* **Job**
Transcribe all of the material exactly. Any picture in it should be left out.

* **Given information**
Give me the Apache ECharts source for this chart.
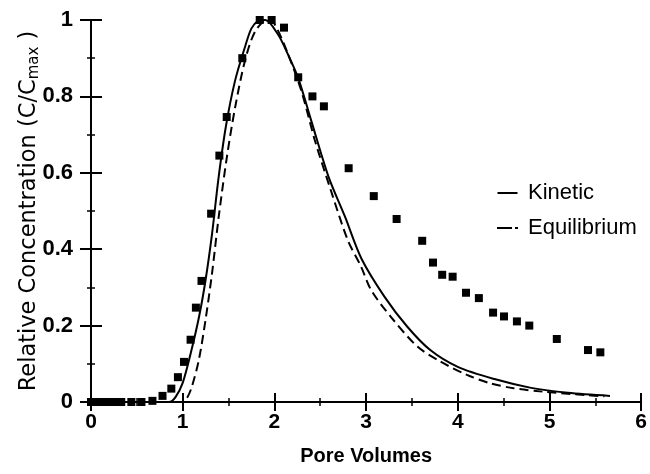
<!DOCTYPE html>
<html>
<head>
<meta charset="utf-8">
<script src="https://cdn.jsdelivr.net/npm/echarts@6/dist/echarts.min.js"></script>
<style>html,body{margin:0;padding:0;background:#fff}#c{width:650px;height:474px}</style>
</head>
<body>
<div id="c"></div>
<script>
// Measured data (Pore Volumes vs C/Cmax)
var dataX = [0.0,0.04,0.08,0.12,0.16,0.2,0.24,0.28,0.33,0.44,0.55,0.67,0.78,0.876,0.948,1.014,1.086,1.144,1.205,1.31,1.40,1.48,1.65,1.84,1.97,2.105,2.26,2.415,2.54,2.81,3.084,3.333,3.612,3.73,3.83,3.944,4.09,4.23,4.385,4.504,4.645,4.78,5.08,5.42,5.555];
var dataY = [0,0,0,0,0,0,0,0,0,0,0,0.003,0.016,0.035,0.065,0.105,0.163,0.247,0.317,0.493,0.645,0.746,0.90,1.0,1.0,0.98,0.85,0.80,0.774,0.612,0.539,0.479,0.422,0.365,0.333,0.328,0.286,0.272,0.234,0.224,0.211,0.2,0.165,0.136,0.13];
// Kinetic model curve
var kineticX = [0,0.85,0.92,1.0,1.09,1.18,1.25,1.32,1.39,1.47,1.57,1.68,1.75,1.82,1.9,2.04,2.15,2.26,2.40,2.59,2.77,2.95,3.2,3.45,3.7,4.0,4.4,4.8,5.2,5.66];
var kineticY = [0,0,0.012,0.05,0.13,0.225,0.32,0.44,0.585,0.72,0.84,0.93,0.978,0.997,1.0,0.962,0.909,0.848,0.738,0.59,0.485,0.375,0.276,0.197,0.136,0.092,0.060,0.037,0.024,0.016];
// Equilibrium model curve
var equilX = [0,1.0,1.05,1.10,1.176,1.249,1.32,1.393,1.483,1.574,1.682,1.79,1.92,2.0,2.15,2.3,2.44,2.62,2.80,2.946,3.055,3.27,3.56,3.81,4.10,4.355,4.61,4.93,5.40,5.6];
var equilY = [0,0,0.012,0.04,0.11,0.215,0.337,0.485,0.643,0.774,0.896,0.97,1.0,0.99,0.91,0.81,0.686,0.551,0.424,0.354,0.293,0.223,0.145,0.106,0.071,0.049,0.036,0.027,0.018,0.015];
var seriesNames = ['Kinetic','Equilibrium'];
var xTitle = 'Pore Volumes';

function pairs(xs, ys){ return xs.map(function(x,i){ return [x, ys[i]]; }); }

var FONT = 'Liberation Sans, Arial, sans-serif';
var WIDE = 'DejaVu Sans, sans-serif';
var chart = echarts.init(document.getElementById('c'), null, {renderer:'canvas'});
var axisCommonX = {type:'value', min:0, max:6, interval:1};
var axisCommonY = {type:'value', min:0, max:1, interval:0.2};
chart.setOption({
  animation:false,
  backgroundColor:'#fff',
  grid:{left:91, right:2, top:20, bottom:72},
  legend:{
    data:[{name:seriesNames[0], icon:'path://M0,0h20v2h-20z'},
          {name:seriesNames[1], icon:'path://M0,0h15v2h-15zM18,0h3v2h-3z'}],
    orient:'vertical', left:497, top:181, padding:0,
    itemWidth:21, itemHeight:2, itemGap:11,
    textStyle:{fontFamily:FONT, fontSize:22, lineHeight:24, color:'#000', padding:[0,0,0,5]},
    selectedMode:false
  },
  xAxis:[
    Object.assign({}, axisCommonX, {
      name:xTitle, nameLocation:'middle', nameGap:44,
      nameTextStyle:{fontFamily:FONT, fontSize:20, color:'#000', fontWeight:'bold'},
      axisLine:{lineStyle:{color:'#000', width:2}},
      axisTick:{show:true, length:9, lineStyle:{color:'#000', width:2}},
      minorTick:{show:true, splitNumber:2, length:4, lineStyle:{color:'#000', width:1.5}},
      axisLabel:{fontFamily:FONT, fontSize:21, color:'#000', fontWeight:'bold', margin:10},
      splitLine:{show:false}
    }),
    Object.assign({}, axisCommonX, {
      position:'bottom',
      axisLine:{show:false},
      axisTick:{show:true, inside:true, length:9, lineStyle:{color:'#000', width:2}},
      minorTick:{show:true, splitNumber:2, length:4, lineStyle:{color:'#000', width:1.5}},
      axisLabel:{show:false}, splitLine:{show:false}
    })
  ],
  yAxis:[
    Object.assign({}, axisCommonY, {
      name:'{a|Relative Concentration (C/C}{b|max}{a| )}', nameLocation:'middle', nameGap:49,
      nameMoveOverlap:false,
      nameTextStyle:{fontFamily:WIDE, color:'#000',
        rich:{a:{fontFamily:WIDE, fontSize:22.5, color:'#000'},
              b:{fontFamily:WIDE, fontSize:15, color:'#000', padding:[10,0,0,0]}}},
      axisLine:{lineStyle:{color:'#000', width:2}},
      axisTick:{show:true, length:11, lineStyle:{color:'#000', width:2}},
      minorTick:{show:true, splitNumber:2, length:4, lineStyle:{color:'#000', width:1.5}},
      axisLabel:{fontFamily:FONT, fontSize:22, color:'#000', fontWeight:'bold', margin:18},
      splitLine:{show:false}
    }),
    Object.assign({}, axisCommonY, {
      position:'left',
      axisLine:{show:false},
      axisTick:{show:true, inside:true, length:11, lineStyle:{color:'#000', width:2}},
      minorTick:{show:true, splitNumber:2, length:4, lineStyle:{color:'#000', width:1.5}},
      axisLabel:{show:false}, splitLine:{show:false}
    })
  ],
  series:[
    {name:seriesNames[0], type:'line', data:pairs(kineticX, kineticY), smooth:0.3, symbol:'none',
     lineStyle:{color:'#000', width:2, type:'solid'}, itemStyle:{color:'#000'}, z:3},
    {name:seriesNames[1], type:'line', data:pairs(equilX, equilY), smooth:0.3, symbol:'none',
     lineStyle:{color:'#000', width:2, type:[9,5]}, itemStyle:{color:'#000'}, z:3},
    {name:'Data', type:'scatter', data:pairs(dataX, dataY), symbol:'rect', symbolSize:8,
     itemStyle:{color:'#000', opacity:1}, z:4}
  ]
});
</script>
</body>
</html>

* **Solved problem**
Give me the Apache ECharts source for this chart.
<!DOCTYPE html>
<html>
<head>
<meta charset="utf-8">
<script src="https://cdn.jsdelivr.net/npm/echarts@6/dist/echarts.min.js"></script>
<style>html,body{margin:0;padding:0;background:#fff}#c{width:650px;height:474px}</style>
</head>
<body>
<div id="c"></div>
<script>
// Measured data (Pore Volumes vs C/Cmax)
var dataX = [0.0,0.04,0.08,0.12,0.16,0.2,0.24,0.28,0.33,0.44,0.55,0.67,0.78,0.876,0.948,1.014,1.086,1.144,1.205,1.31,1.40,1.48,1.65,1.84,1.97,2.105,2.26,2.415,2.54,2.81,3.084,3.333,3.612,3.73,3.83,3.944,4.09,4.23,4.385,4.504,4.645,4.78,5.08,5.42,5.555];
var dataY = [0,0,0,0,0,0,0,0,0,0,0,0.003,0.016,0.035,0.065,0.105,0.163,0.247,0.317,0.493,0.645,0.746,0.90,1.0,1.0,0.98,0.85,0.80,0.774,0.612,0.539,0.479,0.422,0.365,0.333,0.328,0.286,0.272,0.234,0.224,0.211,0.2,0.165,0.136,0.13];
// Kinetic model curve
var kineticX = [0,0.85,0.92,1.0,1.09,1.18,1.25,1.32,1.39,1.47,1.57,1.68,1.75,1.82,1.9,2.04,2.15,2.26,2.40,2.59,2.77,2.95,3.2,3.45,3.7,4.0,4.4,4.8,5.2,5.66];
var kineticY = [0,0,0.012,0.05,0.13,0.225,0.32,0.44,0.585,0.72,0.84,0.93,0.978,0.997,1.0,0.962,0.909,0.848,0.738,0.59,0.485,0.375,0.276,0.197,0.136,0.092,0.060,0.037,0.024,0.016];
// Equilibrium model curve
var equilX = [0,1.0,1.05,1.10,1.176,1.249,1.32,1.393,1.483,1.574,1.682,1.79,1.92,2.0,2.15,2.3,2.44,2.62,2.80,2.946,3.055,3.27,3.56,3.81,4.10,4.355,4.61,4.93,5.40,5.6];
var equilY = [0,0,0.012,0.04,0.11,0.215,0.337,0.485,0.643,0.774,0.896,0.97,1.0,0.99,0.91,0.81,0.686,0.551,0.424,0.354,0.293,0.223,0.145,0.106,0.071,0.049,0.036,0.027,0.018,0.015];
var seriesNames = ['Kinetic','Equilibrium'];
var xTitle = 'Pore Volumes';

function pairs(xs, ys){ return xs.map(function(x,i){ return [x, ys[i]]; }); }

var FONT = 'Liberation Sans, Arial, sans-serif';
var WIDE = 'DejaVu Sans, sans-serif';
var chart = echarts.init(document.getElementById('c'), null, {renderer:'canvas'});
var axisCommonX = {type:'value', min:0, max:6, interval:1};
var axisCommonY = {type:'value', min:0, max:1, interval:0.2};
chart.setOption({
  animation:false,
  backgroundColor:'#fff',
  grid:{left:91, right:2, top:20, bottom:72},
  legend:{
    data:[{name:seriesNames[0], icon:'path://M0,0h20v2h-20z'},
          {name:seriesNames[1], icon:'path://M0,0h15v2h-15zM18,0h3v2h-3z'}],
    orient:'vertical', left:497, top:181, padding:0,
    itemWidth:21, itemHeight:2, itemGap:11,
    textStyle:{fontFamily:FONT, fontSize:22, lineHeight:24, color:'#000', padding:[0,0,0,5]},
    selectedMode:false
  },
  xAxis:[
    Object.assign({}, axisCommonX, {
      name:xTitle, nameLocation:'middle', nameGap:44,
      nameTextStyle:{fontFamily:FONT, fontSize:20, color:'#000', fontWeight:'bold'},
      axisLine:{lineStyle:{color:'#000', width:2}},
      axisTick:{show:true, length:9, lineStyle:{color:'#000', width:2}},
      minorTick:{show:true, splitNumber:2, length:4, lineStyle:{color:'#000', width:1.5}},
      axisLabel:{fontFamily:FONT, fontSize:21, color:'#000', fontWeight:'bold', margin:10},
      splitLine:{show:false}
    }),
    Object.assign({}, axisCommonX, {
      position:'bottom',
      axisLine:{show:false},
      axisTick:{show:true, inside:true, length:9, lineStyle:{color:'#000', width:2}},
      minorTick:{show:true, splitNumber:2, length:4, lineStyle:{color:'#000', width:1.5}},
      axisLabel:{show:false}, splitLine:{show:false}
    })
  ],
  yAxis:[
    Object.assign({}, axisCommonY, {
      name:'{a|Relative Concentration (C/C}{b|max}{a| )}', nameLocation:'middle', nameGap:49,
      nameMoveOverlap:false,
      nameTextStyle:{fontFamily:WIDE, color:'#000',
        rich:{a:{fontFamily:WIDE, fontSize:22.5, color:'#000'},
              b:{fontFamily:WIDE, fontSize:15, color:'#000', padding:[10,0,0,0]}}},
      axisLine:{lineStyle:{color:'#000', width:2}},
      axisTick:{show:true, length:11, lineStyle:{color:'#000', width:2}},
      minorTick:{show:true, splitNumber:2, length:4, lineStyle:{color:'#000', width:1.5}},
      axisLabel:{fontFamily:FONT, fontSize:22, color:'#000', fontWeight:'bold', margin:18},
      splitLine:{show:false}
    }),
    Object.assign({}, axisCommonY, {
      position:'left',
      axisLine:{show:false},
      axisTick:{show:true, inside:true, length:11, lineStyle:{color:'#000', width:2}},
      minorTick:{show:true, splitNumber:2, length:4, lineStyle:{color:'#000', width:1.5}},
      axisLabel:{show:false}, splitLine:{show:false}
    })
  ],
  series:[
    {name:seriesNames[0], type:'line', data:pairs(kineticX, kineticY), smooth:0.3, symbol:'none',
     lineStyle:{color:'#000', width:2, type:'solid'}, itemStyle:{color:'#000'}, z:3},
    {name:seriesNames[1], type:'line', data:pairs(equilX, equilY), smooth:0.3, symbol:'none',
     lineStyle:{color:'#000', width:2, type:[9,5]}, itemStyle:{color:'#000'}, z:3},
    {name:'Data', type:'scatter', data:pairs(dataX, dataY), symbol:'rect', symbolSize:8,
     itemStyle:{color:'#000', opacity:1}, z:4}
  ]
});
</script>
</body>
</html>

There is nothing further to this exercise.